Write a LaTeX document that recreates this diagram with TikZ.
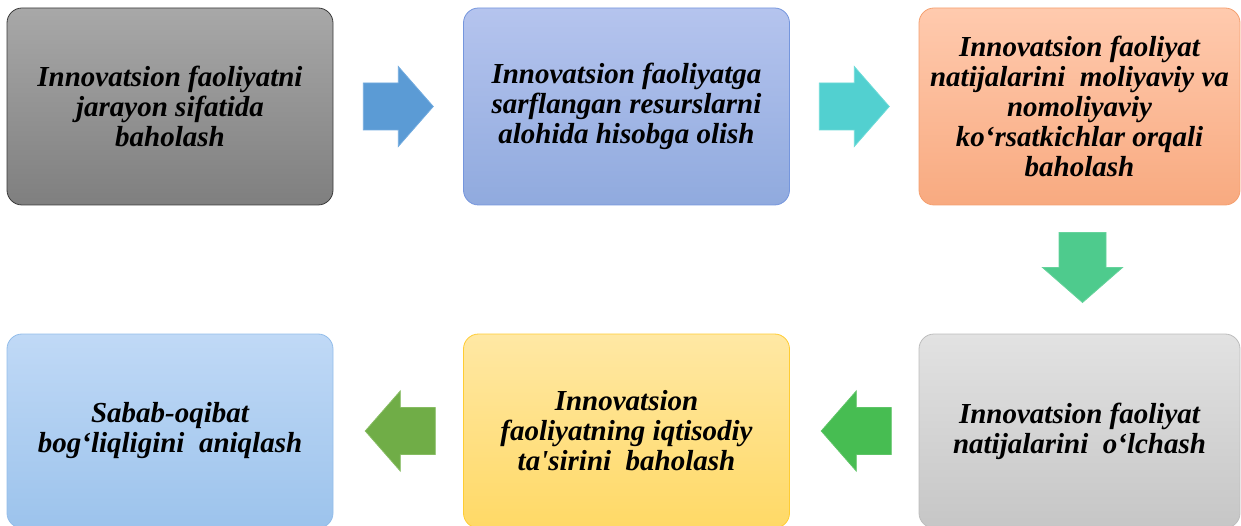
\documentclass[tikz,border=0pt]{standalone}
\usepackage{fontspec}
\setmainfont{Liberation Serif}[Ligatures=TeXOff]
\usetikzlibrary{calc}
\begin{document}
\begin{tikzpicture}[x=1pt,y=-1pt,
  box/.style={rectangle, rounded corners=15pt, line width=0.8pt, minimum width=326pt, minimum height=197pt,
    align=center, inner sep=0pt, font=\fontsize{29}{30}\selectfont\bfseries\itshape, text=black},
  blockarrow/.pic={\draw[pic actions] (-35,-23.5) -- (0,-23.5) -- (0,-40) -- (35,0) -- (0,40) -- (0,23.5) -- (-35,23.5) -- cycle;},
  arr/.style={line width=0.8pt, line join=miter}]
\definecolor{g1t}{HTML}{A8A8A8}\definecolor{g1b}{HTML}{7F7F7F}\definecolor{g1d}{HTML}{3A3A3A}
\definecolor{b2t}{HTML}{B5C4EE}\definecolor{b2b}{HTML}{90AADE}\definecolor{b2d}{HTML}{7596DD}
\definecolor{o3t}{HTML}{FFCAAE}\definecolor{o3b}{HTML}{F8AA80}\definecolor{o3d}{HTML}{F4A070}
\definecolor{g4t}{HTML}{E2E2E2}\definecolor{g4b}{HTML}{C6C6C6}\definecolor{g4d}{HTML}{BDBDBD}
\definecolor{y5t}{HTML}{FFE8A4}\definecolor{y5b}{HTML}{FFD966}\definecolor{y5d}{HTML}{FFCC33}
\definecolor{l6t}{HTML}{C0D9F6}\definecolor{l6b}{HTML}{9CC3EC}\definecolor{l6d}{HTML}{93BDEA}
\definecolor{a1}{HTML}{5B9BD5}\definecolor{a1d}{HTML}{72ABDF}
\definecolor{a2}{HTML}{52D0D0}\definecolor{a2d}{HTML}{6EDBD8}
\definecolor{a3}{HTML}{4ECB8D}\definecolor{a3d}{HTML}{66D39C}
\definecolor{a4}{HTML}{47BD52}\definecolor{a4d}{HTML}{5EC467}
\definecolor{a5}{HTML}{70AD47}\definecolor{a5d}{HTML}{86BC62}
\useasboundingbox (0,0) rectangle (1241,526);
\clip (0,0) rectangle (1241,526);
\node[box, top color=g1t, bottom color=g1b, draw=g1d] (n1) at (170,106.5)
  {Innovatsion faoliyatni\\jarayon sifatida\\baholash};
\node[box, top color=b2t, bottom color=b2b, draw=b2d] (n2) at (626.5,106.5)
  {Innovatsion faoliyatga\\sarflangan resurslarni\\alohida hisobga olish};
\node[box, minimum width=321pt, top color=o3t, bottom color=o3b, draw=o3d] (n3) at (1079.5,106.5)
  {Innovatsion faoliyat\\natijalarini\ \ moliyaviy va\\nomoliyaviy\\ko‘rsatkichlar orqali\\baholash};
\node[box, minimum width=321pt, minimum height=194pt, top color=g4t, bottom color=g4b, draw=g4d] (n4) at (1079.5,431)
  {Innovatsion faoliyat\\natijalarini\ \ o‘lchash};
\node[box, minimum height=194pt, top color=y5t, bottom color=y5b, draw=y5d] (n5) at (626.5,431)
  {Innovatsion\\faoliyatning iqtisodiy\\ta'sirini\ \ baholash};
\node[box, minimum height=194pt, top color=l6t, bottom color=l6b, draw=l6d] (n6) at (170,431)
  {Sabab-oqibat\\bog‘liqligini\ \ aniqlash};
\coordinate (c12) at ($(n1.east)!0.5!(n2.west)$);
\coordinate (c23) at ($(n2.east)!0.5!(n3.west)$);
\coordinate (c34) at ($(n3.south)!0.5!(n4.north)+(3,-2)$);
\coordinate (c45) at ($(n4.west)!0.5!(n5.east)+(2,0)$);
\coordinate (c56) at ($(n5.west)!0.5!(n6.east)+(2,0)$);
\pic[arr, fill=a1, draw=a1d] at (c12) {blockarrow};
\pic[arr, fill=a2, draw=a2d] at (c23) {blockarrow};
\pic[arr, fill=a3, draw=a3d, rotate=-90] at (c34) {blockarrow};
\pic[arr, fill=a4, draw=a4d, rotate=180] at (c45) {blockarrow};
\pic[arr, fill=a5, draw=a5d, rotate=180] at (c56) {blockarrow};
\end{tikzpicture}
\end{document}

▶ Task directions
Every line of text is to be repeated exactly; pictures are left out.

▶ Worked solution
Write a LaTeX document that recreates this diagram with TikZ.
\documentclass[tikz,border=0pt]{standalone}
\usepackage{fontspec}
\setmainfont{Liberation Serif}[Ligatures=TeXOff]
\usetikzlibrary{calc}
\begin{document}
\begin{tikzpicture}[x=1pt,y=-1pt,
  box/.style={rectangle, rounded corners=15pt, line width=0.8pt, minimum width=326pt, minimum height=197pt,
    align=center, inner sep=0pt, font=\fontsize{29}{30}\selectfont\bfseries\itshape, text=black},
  blockarrow/.pic={\draw[pic actions] (-35,-23.5) -- (0,-23.5) -- (0,-40) -- (35,0) -- (0,40) -- (0,23.5) -- (-35,23.5) -- cycle;},
  arr/.style={line width=0.8pt, line join=miter}]
\definecolor{g1t}{HTML}{A8A8A8}\definecolor{g1b}{HTML}{7F7F7F}\definecolor{g1d}{HTML}{3A3A3A}
\definecolor{b2t}{HTML}{B5C4EE}\definecolor{b2b}{HTML}{90AADE}\definecolor{b2d}{HTML}{7596DD}
\definecolor{o3t}{HTML}{FFCAAE}\definecolor{o3b}{HTML}{F8AA80}\definecolor{o3d}{HTML}{F4A070}
\definecolor{g4t}{HTML}{E2E2E2}\definecolor{g4b}{HTML}{C6C6C6}\definecolor{g4d}{HTML}{BDBDBD}
\definecolor{y5t}{HTML}{FFE8A4}\definecolor{y5b}{HTML}{FFD966}\definecolor{y5d}{HTML}{FFCC33}
\definecolor{l6t}{HTML}{C0D9F6}\definecolor{l6b}{HTML}{9CC3EC}\definecolor{l6d}{HTML}{93BDEA}
\definecolor{a1}{HTML}{5B9BD5}\definecolor{a1d}{HTML}{72ABDF}
\definecolor{a2}{HTML}{52D0D0}\definecolor{a2d}{HTML}{6EDBD8}
\definecolor{a3}{HTML}{4ECB8D}\definecolor{a3d}{HTML}{66D39C}
\definecolor{a4}{HTML}{47BD52}\definecolor{a4d}{HTML}{5EC467}
\definecolor{a5}{HTML}{70AD47}\definecolor{a5d}{HTML}{86BC62}
\useasboundingbox (0,0) rectangle (1241,526);
\clip (0,0) rectangle (1241,526);
\node[box, top color=g1t, bottom color=g1b, draw=g1d] (n1) at (170,106.5)
  {Innovatsion faoliyatni\\jarayon sifatida\\baholash};
\node[box, top color=b2t, bottom color=b2b, draw=b2d] (n2) at (626.5,106.5)
  {Innovatsion faoliyatga\\sarflangan resurslarni\\alohida hisobga olish};
\node[box, minimum width=321pt, top color=o3t, bottom color=o3b, draw=o3d] (n3) at (1079.5,106.5)
  {Innovatsion faoliyat\\natijalarini\ \ moliyaviy va\\nomoliyaviy\\ko‘rsatkichlar orqali\\baholash};
\node[box, minimum width=321pt, minimum height=194pt, top color=g4t, bottom color=g4b, draw=g4d] (n4) at (1079.5,431)
  {Innovatsion faoliyat\\natijalarini\ \ o‘lchash};
\node[box, minimum height=194pt, top color=y5t, bottom color=y5b, draw=y5d] (n5) at (626.5,431)
  {Innovatsion\\faoliyatning iqtisodiy\\ta'sirini\ \ baholash};
\node[box, minimum height=194pt, top color=l6t, bottom color=l6b, draw=l6d] (n6) at (170,431)
  {Sabab-oqibat\\bog‘liqligini\ \ aniqlash};
\coordinate (c12) at ($(n1.east)!0.5!(n2.west)$);
\coordinate (c23) at ($(n2.east)!0.5!(n3.west)$);
\coordinate (c34) at ($(n3.south)!0.5!(n4.north)+(3,-2)$);
\coordinate (c45) at ($(n4.west)!0.5!(n5.east)+(2,0)$);
\coordinate (c56) at ($(n5.west)!0.5!(n6.east)+(2,0)$);
\pic[arr, fill=a1, draw=a1d] at (c12) {blockarrow};
\pic[arr, fill=a2, draw=a2d] at (c23) {blockarrow};
\pic[arr, fill=a3, draw=a3d, rotate=-90] at (c34) {blockarrow};
\pic[arr, fill=a4, draw=a4d, rotate=180] at (c45) {blockarrow};
\pic[arr, fill=a5, draw=a5d, rotate=180] at (c56) {blockarrow};
\end{tikzpicture}
\end{document}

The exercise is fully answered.